Ralph Waldo Emerson, Hinduism, the Old Testament, and the Oversoul
In “Picasso Was Right,” I quoted Picasso’s beautifully articulated observation that “the purpose of art is washing the dust of daily life from our souls.” After writing that blog, I found myself continuing to think about Picasso’s words, and that led me to think about what we mean when we talk about having a soul.
Of course, not everyone believes that human beings have souls. By definition, the soul is immortal. Some people believe we exist only as long as our physical bodies do, that each life starts with birth and ends with death. To believe that we have a soul, we have to believe there is a part of each of us that we cannot perceive through our senses and that has eternal life.
I am Jewish, and while I was growing up I never heard a rabbi, my parents, or other family members talk about the soul and eternal life. I learned the Ten Commandments and about loving strangers—foreigners—as myself. I also learned that it is important to live an ethical life.
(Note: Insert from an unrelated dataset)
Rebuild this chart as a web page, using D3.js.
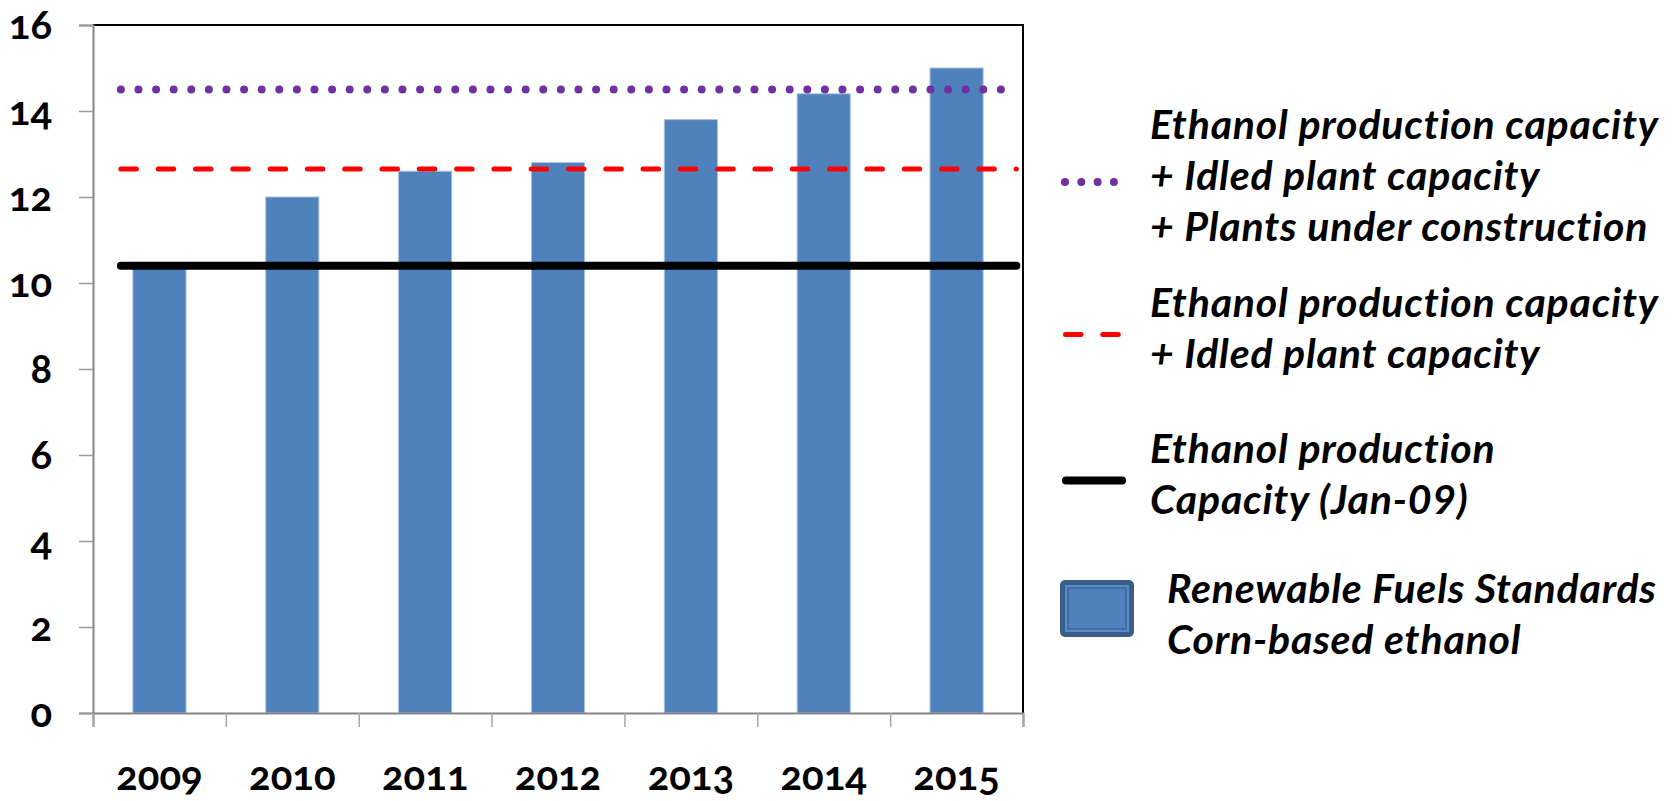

My religious and familial education taught me that we should be compassionate and ethical because God is pleased when we treat other human beings respectfully and compassionately and displeased if we don’t. I’m not an expert on Jewish theology, so I don’t know if the soul is part of Jewish doctrine; I know only that I was never taught about it.
Yet as far back as I can remember, I knew the word soul and understood it to describe an immortal, invisible part of us that religious people believe in. I also knew that the soul is connected to God. Somehow it seemed true to me that each of us has a soul, even though no one had ever formally addressed the subject with me.
The first time I remember discussing the soul was in high school when we studied transcendentalism and read a poem and an essay by Ralph Waldo Emerson. Transcendentalism, our teacher explained, was a philosophy that emphasized going beyond the physical world we generally think of as the “real world” and using our intuition to find spiritual truth. Emerson put it this way: “What lies behind us, and what lies before us are tiny matters compared to what lies within us.”
The poem we read was “Brahma,” named after the Hindu god of creation:
If the red slayer think he slays,
Or if the slain think he is slain
They know not well the subtle ways
I keep, and pass, and turn again.
Far or forgot to me is near;
Shadow and sunlight are the same;
The vanished gods to me appear;
And one to me are shame and fame.
They reckon ill who leave me out;
When me they fly, I am the wings;
I am the doubter and the doubt,
And I the hymn the Brahmin sings.
The strong gods pine for my abode,
And pine in vain the sacred Seven;
But thou, meek lover of the good!
Find me, and turn thy back on heaven.
Emerson’s poem expresses his belief in the immortality of the soul—that death is not really death (“If the red slayer think he slays, /Or if the slain think he is slain, /They know not well the subtle ways / I keep, and pass, and turn again”). It also expresses his belief in the unity of all things, even those that to our earthly perception appear to be opposites (shame and blame, the slayer and the slain, far or forgot and near, shadow and sunlight).
Emerson’s essay “The Over-Soul” defines the oversoul as the spirit that connects the soul of each of us to all other souls and to God. Although the term oversoul isn’t mentioned in “Brahma,” the concept is intrinsic to the poem’s meaning because it is the oversoul that unites all and everything and, like the individual souls it unites, it is eternal. The poem is written in the voice of this eternal unity.
From the moment I read “Brahma” and “The Over-Soul,” they spoke to me. I found Emerson’s writing inspiring. I loved the language of the poem and felt Emerson was expressing what I’d always felt: that there is something beyond the material world that we can see, touch, taste, smell, and hear. Just as in my childhood I’d felt that each of us has a soul, on learning about the concept of the oversoul I felt that there is a spirit connecting all of us to each other and to God.
Indeed, I believe that the existence of the oversoul is the spiritual basis for the Old Testament’s instruction to love strangers as ourselves. Leviticus says we (the Jewish people) must do this because we were strangers—foreigners—in Egypt. This shared experience should make us kind and empathetic to all strangers. But the reason we need to love strangers as ourselves is not only because we have been strangers and know the need for kindness and empathy; we must love strangers as ourselves because on the deepest level we are part of each other: “Love the stranger as yourself” because the stranger is yourself.